Telfon
berdering agak lama. Nada tunggu jawaban di ujung tak segera berakhir. Detik detik
yang menyebalkan terulang lagi. Hari itu ada perjalanan jauh yang harus
ditunaikan. Namun naas, di detik akhir pemberangkatan orang yang ditunggu untuk
mengantar tak datang. Bisa sebenarnya, mencari pengganti yang mengantar
kepergianku. Namun enggan, kepergian ini harus diantar olehnya.
Selang
beberapa menit. Tergopoh-gopoh seseorang berlari. Dari arah berlawanan, ia
bermuka masam. Jaketnya terbuka tanpa dipasang zipper-nya. Motornya terparkir
sembarang. Sedang yang menunggu? Mendaratkan badan sepenuhnya kembali ke sofa. Bawaan
yang harus dibawa, tersebar di sekitarnya. Bola mata melotot melihat kedatangan
orang yang harusnya sudah belasan menit lalu. Di hati sudah membuncah, ingin
berkata panjang lebar lagi tinggi.
Maaf
adalah sebuah kata pertama yang meluncur dari orang yang ditunggu sejak tadi..

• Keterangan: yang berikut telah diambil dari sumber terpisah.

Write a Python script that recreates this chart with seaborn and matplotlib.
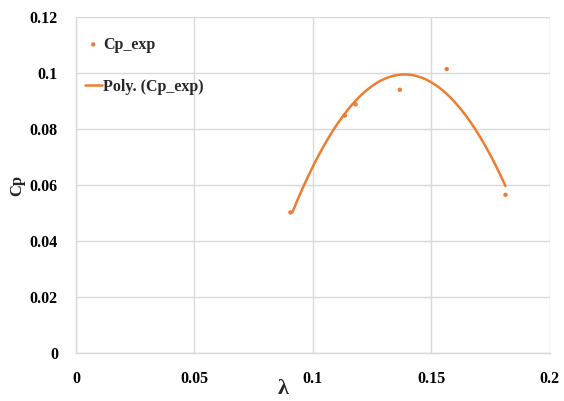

Selanjutnya adalah rangkaian penjelasan. Penjelasan yang sebenarnya sudah malas
untuk diperdengarkan. Toh, penjelasannya tak merubah waktu yang telah berlalu. Penjelasannya
tak membuat kereta yang sudah melaju berhenti. Penjelasannya tak membuat
keadaan kembali pada sedia kala lagi.
Bukankah Tuhan menciptakan kita dengan dua pasang telinga ? untuk mendengar lebih lama. Bukankah Tuhan menciptakan kita cukup dengan satu lisan saja? karena untuk mencegah kita terlalu banyak bicara
Dengan
sabar paripurna, penjelasan demi penjelasan diperdengarkan. Meski yang menyimak
sedikit membuang muka, namun apa bedanya mendengar dengan lapang dengan sempit.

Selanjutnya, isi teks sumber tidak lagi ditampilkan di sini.